I used to walk into Lismore from the family farm.  If you look at the picture above, you can see where I’ve circled the farm and then you can get an idea of how I’d follow the road and then cut across little side country roads to walk into town.  My grandmother’s parents used to live next to the lumberyard in town so I’d walk past that house which is still standing.  I’d usually stop for a cold pop at the one little grocery store in town and then often head over to the Presbyterian church where my grandmother was the church organist and perhaps sit in the shade of the trees in the side yard or perhaps meet up with my grandma who often came into town to practice the organ.

A lovely view

A lovely view

I was trying to describe the cemetery to someone the other day.  In the above picture, the cemetery is circled at the bottom and our farm is circled at the top.  Here is how I described the view:

“It’s surrounded by cow pastures and fields.  You can stand by the fence and look out over the fields and see our old family farm.  It’s just lovely out there.  Very peaceful.”

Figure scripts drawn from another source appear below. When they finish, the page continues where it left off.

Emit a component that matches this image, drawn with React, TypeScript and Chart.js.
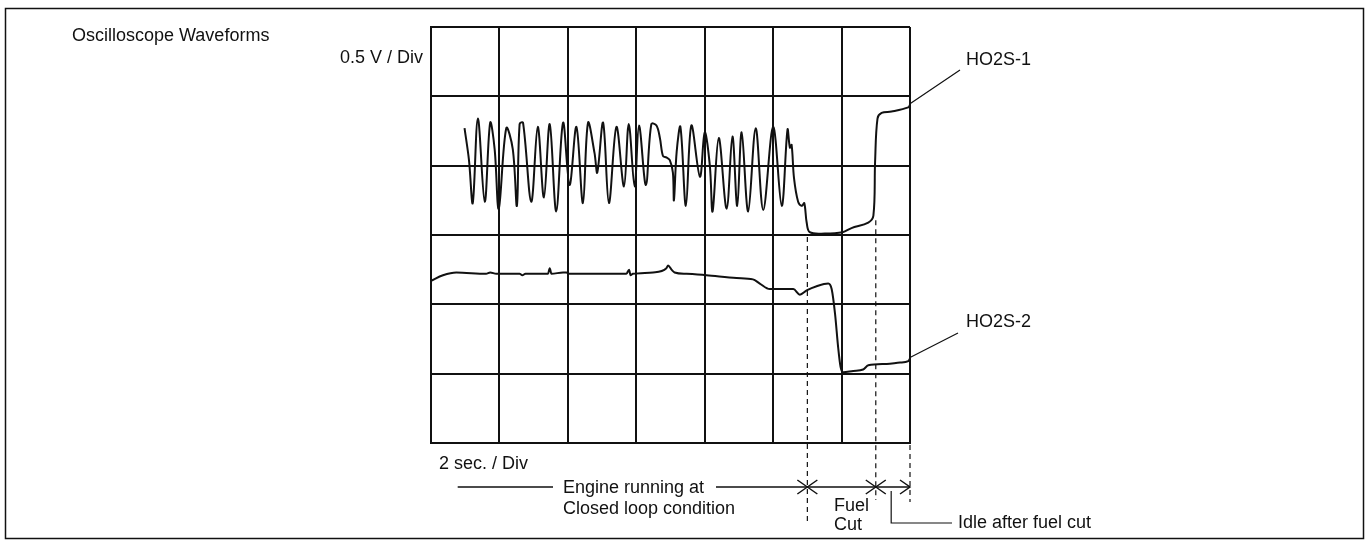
import React, { useEffect, useRef } from "react";
import Chart from "chart.js/auto";

// Time axis: seconds (2 sec / Div, 7 divisions); Voltage axis: volts (0.5 V / Div, 6 divisions)
const xTicks = [0, 2, 4, 6, 8, 10, 12, 14];
const yTicks = [0, 0.5, 1.0, 1.5, 2.0, 2.5, 3.0];

const ho2s1Time = [
  0.98, 1.11, 1.22, 1.37, 1.57, 1.73, 1.86, 1.98, 2.2, 2.39, 2.51, 2.59, 2.69, 2.93, 3.12, 3.3, 3.47, 3.66,
  3.86, 4.05, 4.25, 4.44, 4.59, 4.78, 4.86, 5.03, 5.2, 5.42, 5.64, 5.78, 5.95, 6.08, 6.28, 6.44, 6.59, 6.69,
  6.78, 6.88, 6.98, 7.07, 7.1, 7.18, 7.29, 7.45, 7.61, 7.86, 8.0, 8.15, 8.23, 8.41, 8.64, 8.81, 8.95, 9.08,
  9.27, 9.49, 9.71, 10.0, 10.25, 10.42, 10.49, 10.54, 10.61, 10.73, 10.84, 10.91, 10.98, 11.07, 11.51, 12.03,
  12.29, 12.78, 12.93, 12.98, 13.05, 13.17, 13.46, 13.95, 14.0,
];
const ho2s1Volt = [
  2.27, 2.04, 1.73, 2.34, 1.74, 2.31, 2.12, 1.69, 2.27, 2.12, 1.71, 2.3, 2.31, 1.74, 2.28, 1.77, 2.3, 1.67,
  2.31, 1.86, 2.28, 1.73, 2.31, 2.09, 1.95, 2.31, 1.73, 2.28, 1.85, 2.3, 1.85, 2.29, 1.86, 2.3, 2.29, 2.2,
  2.07, 2.06, 2.04, 1.95, 1.75, 2.1, 2.28, 1.71, 2.29, 1.92, 2.24, 2.0, 1.67, 2.2, 1.69, 2.21, 1.71, 2.24,
  1.67, 2.27, 1.68, 2.28, 1.71, 2.26, 2.13, 2.15, 1.91, 1.74, 1.71, 1.73, 1.59, 1.52, 1.51, 1.52,
  1.55, 1.59, 1.64, 2.03, 2.34, 2.38, 2.39, 2.42, 2.44,
];

const ho2s2Time = [
  0.0, 0.35, 0.74, 1.61, 1.73, 1.91, 2.59, 2.67, 2.76, 3.42, 3.47, 3.52, 3.86, 3.96, 4.02, 4.54, 5.71, 5.79,
  5.83, 5.9, 6.49, 6.88, 6.93, 7.03, 7.12, 7.47, 8.05, 8.93, 9.41, 9.61, 9.9, 10.39, 10.59, 10.78, 10.98,
  11.27, 11.61, 11.71, 11.81, 11.9, 11.97, 12.05, 12.34, 12.63, 12.78, 13.32, 13.71, 13.95, 14.0,
];
const ho2s2Volt = [
  1.17, 1.21, 1.23, 1.22, 1.23, 1.22, 1.22, 1.21, 1.22, 1.22, 1.26, 1.22, 1.23, 1.23, 1.22, 1.22, 1.22, 1.25,
  1.21, 1.22, 1.23, 1.26, 1.28, 1.25, 1.23, 1.22, 1.21, 1.19, 1.18, 1.15, 1.11, 1.11, 1.11, 1.07, 1.1,
  1.13, 1.15, 1.11, 0.93, 0.69, 0.55, 0.51, 0.52, 0.53, 0.56, 0.57, 0.58, 0.59, 0.61,
];

// Phase boundaries (seconds): start of fuel cut, start of idle, end of record
const phaseTimes = [11.0, 13.0, 14.0];
const idleMarkTime = 13.45;
const phaseArrowStart = 0.78;

const FONT = '18px "Liberation Sans", Arial, Helvetica, sans-serif';
const INK = "#111";

const annotate = {
  id: "annotate",
  afterDraw(chart: any) {
    const { ctx } = chart;
    const xs = chart.scales.x;
    const ys = chart.scales.y;
    ctx.save();
    ctx.strokeStyle = INK;
    ctx.fillStyle = INK;

    // outer frame
    ctx.lineWidth = 1.5;
    ctx.strokeRect(5.5, 8.5, 1358, 530);

    // texts
    ctx.font = FONT;
    ctx.textBaseline = "middle";
    ctx.textAlign = "left";
    ctx.fillText("Oscilloscope Waveforms", 72, 36);
    ctx.textAlign = "right";
    ctx.fillText("0.5 V / Div", 423, 58);
    ctx.textAlign = "left";
    ctx.fillText("HO2S-1", 966, 60);
    ctx.fillText("HO2S-2", 966, 322);
    ctx.fillText("2 sec. / Div", 439, 464);
    ctx.fillText("Engine running at", 563, 488);
    ctx.fillText("Closed loop condition", 563, 509);
    ctx.fillText("Fuel", 834, 506);
    ctx.fillText("Cut", 834, 525);
    ctx.fillText("Idle after fuel cut", 958, 523);

    // leader lines
    ctx.lineWidth = 1.2;
    const lastA = ho2s1Time.length - 1;
    const lastB = ho2s2Time.length - 1;
    ctx.beginPath();
    ctx.moveTo(xs.getPixelForValue(ho2s1Time[lastA]), ys.getPixelForValue(ho2s1Volt[lastA]) - 1);
    ctx.lineTo(960, 70);
    ctx.moveTo(xs.getPixelForValue(ho2s2Time[lastB]), ys.getPixelForValue(ho2s2Volt[lastB]) - 1);
    ctx.lineTo(958, 333);
    ctx.stroke();

    // dashed phase lines
    const px = phaseTimes.map((t) => xs.getPixelForValue(t));
    ctx.setLineDash([5, 4]);
    ctx.lineWidth = 1.2;
    ctx.beginPath();
    ctx.moveTo(px[0], ys.getPixelForValue(1.5) + 2);
    ctx.lineTo(px[0], 522);
    ctx.moveTo(px[1], ys.getPixelForValue(1.62) + 2);
    ctx.lineTo(px[1], 500);
    ctx.moveTo(px[2], ys.getPixelForValue(0) + 2);
    ctx.lineTo(px[2], 502);
    ctx.stroke();
    ctx.setLineDash([]);

    // phase arrow row
    const ay = 487;
    ctx.lineWidth = 1.5;
    ctx.beginPath();
    ctx.moveTo(xs.getPixelForValue(phaseArrowStart), ay);
    ctx.lineTo(553, ay);
    ctx.moveTo(716, ay);
    ctx.lineTo(px[2], ay);
    ctx.stroke();
    // X marks (meeting arrowheads)
    for (const x of [px[0], px[1]]) {
      ctx.beginPath();
      ctx.moveTo(x - 10, ay - 7);
      ctx.lineTo(x + 10, ay + 7);
      ctx.moveTo(x - 10, ay + 7);
      ctx.lineTo(x + 10, ay - 7);
      ctx.stroke();
    }
    // arrowhead at end
    ctx.beginPath();
    ctx.moveTo(px[2] - 10, ay - 7);
    ctx.lineTo(px[2], ay);
    ctx.lineTo(px[2] - 10, ay + 7);
    ctx.stroke();

    // idle bracket
    const ix = xs.getPixelForValue(idleMarkTime);
    ctx.lineWidth = 1.2;
    ctx.beginPath();
    ctx.moveTo(ix, ay + 4);
    ctx.lineTo(ix, 523);
    ctx.lineTo(952, 523);
    ctx.stroke();

    ctx.restore();
  },
};

export default function App() {
  const ref = useRef<HTMLCanvasElement>(null);
  useEffect(() => {
    if (!ref.current) return;
    const chart = new Chart(ref.current, {
      type: "scatter",
      data: {
        datasets: [
          {
            label: "HO2S-1",
            data: ho2s1Time.map((t, i) => ({ x: t, y: ho2s1Volt[i] })),
            showLine: true,
            borderColor: INK,
            borderWidth: 2,
            pointRadius: 0,
            tension: 0.35,
          },
          {
            label: "HO2S-2",
            data: ho2s2Time.map((t, i) => ({ x: t, y: ho2s2Volt[i] })),
            showLine: true,
            borderColor: INK,
            borderWidth: 2,
            pointRadius: 0,
            cubicInterpolationMode: "monotone",
          },
        ],
      },
      options: {
        responsive: false,
        animation: false,
        devicePixelRatio: 1,
        layout: { padding: { left: 431, top: 27, right: 459, bottom: 101 } },
        plugins: { legend: { display: false }, tooltip: { enabled: false }, title: { display: false } },
        scales: {
          x: {
            type: "linear",
            min: xTicks[0],
            max: xTicks[xTicks.length - 1],
            afterBuildTicks: (s: any) => {
              s.ticks = xTicks.map((v) => ({ value: v }));
            },
            afterFit: (s: any) => {
              s.height = 0;
            },
            ticks: { display: false },
            grid: { color: INK, lineWidth: 2, drawTicks: false },
            border: { display: true, color: INK, width: 2 },
          },
          y: {
            type: "linear",
            min: yTicks[0],
            max: yTicks[yTicks.length - 1],
            afterBuildTicks: (s: any) => {
              s.ticks = yTicks.map((v) => ({ value: v }));
            },
            afterFit: (s: any) => {
              s.width = 0;
            },
            ticks: { display: false },
            grid: { color: INK, lineWidth: 2, drawTicks: false },
            border: { display: true, color: INK, width: 2 },
          },
        },
      },
      plugins: [annotate],
    });
    return () => chart.destroy();
  }, []);
  return (
    <div style={{ position: "absolute", left: 0, top: 0, width: 1369, height: 544, background: "#fff" }}>
      <canvas ref={ref} width={1369} height={544} style={{ display: "block", width: 1369, height: 544 }} />
    </div>
  );
}
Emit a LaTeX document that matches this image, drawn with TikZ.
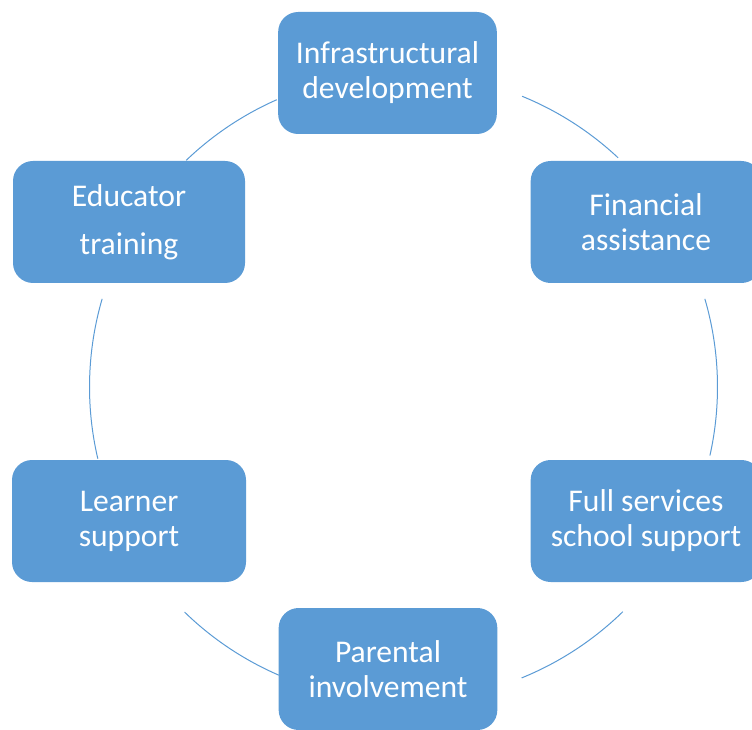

They looked at me as though I was nuts.  In truth, there aren’t many buried there these days.  Most prefer the big, fancy cemetery in Worthington or even Edgerton.  I don’t care.  I prefer the sound of the mourning doves and the soft bellowing of the cows with the wind whispering through the few pine trees that are still on the property.  When I had my horse on the farm, I used to saddle up and ride over to the cemetery, enjoying the orange tiger lilies blooming along the side of the roads.  For some reason, my Colorado-raised horse was terrified of Holsteins so when I’d get to the road that went to the cemetery, I’d have to dismount and lead him past the herd that was always congregating beside the entrance to the cemetery.  It was such a lovely way to spend a bit of a hot summer’s afternoon.

When I was looking at Google’s image of the cemetery the other day I thought, “Gosh, I don’t think there are any graves there now but our old Graf plots and the few smaller headstones of our family.”  Then I realized that the other tombstones are now the flat ones that cemetery caretakers favor because it is easier to mow.  Well, Mom has an upright tombstone and she took the liberty of engraving my name next to hers.  That’s ok.  I want to be buried there, too.

Do-it-Yourself Cemetery

Do-it-Yourself Cemetery

If you look to the left of the center trees, you’ll see a cluster of headstones.  That is our old Graf family plot.  Just to the left of that are the markers for my grandparents and Mom.  Speaking of burials, our funeral coordinator has been coordinating long-distance with the diggers in Lismore to have a hole dug for Mom’s cremains vault.  Today my brother called out there just to double-check that they will be ready for us.

“Now, you’ll have someone there for us at 2, right?” he asked.

“Um, you WANT us to be out there?” the secretary asked in surprise.  “Normally, we just dig the hole and then let the people have a private service.  Then you just call us when it is over and we’ll come out and close up the grave.”

“How deep will the hole be,” asked my brother.

“Gee, I don’t know,” said the lady on the phone.

“You’d better bring a little shovel,” I told my brother.  I’m not leaving Mom sitting out in the open when we put her in the hole.  We’ll at least put some dirt over her and then call them.”

“I’m bringing my paracord bracelet in case we have to lower her down deep.  We can jury-rig it up to lower the vault,” he suggested.

“Jeez,” I laughed.  “I guess they do things differently out in the country.  Maybe we ought to bring some grass seed.”

Mom would find this highly amusing, I’m sure.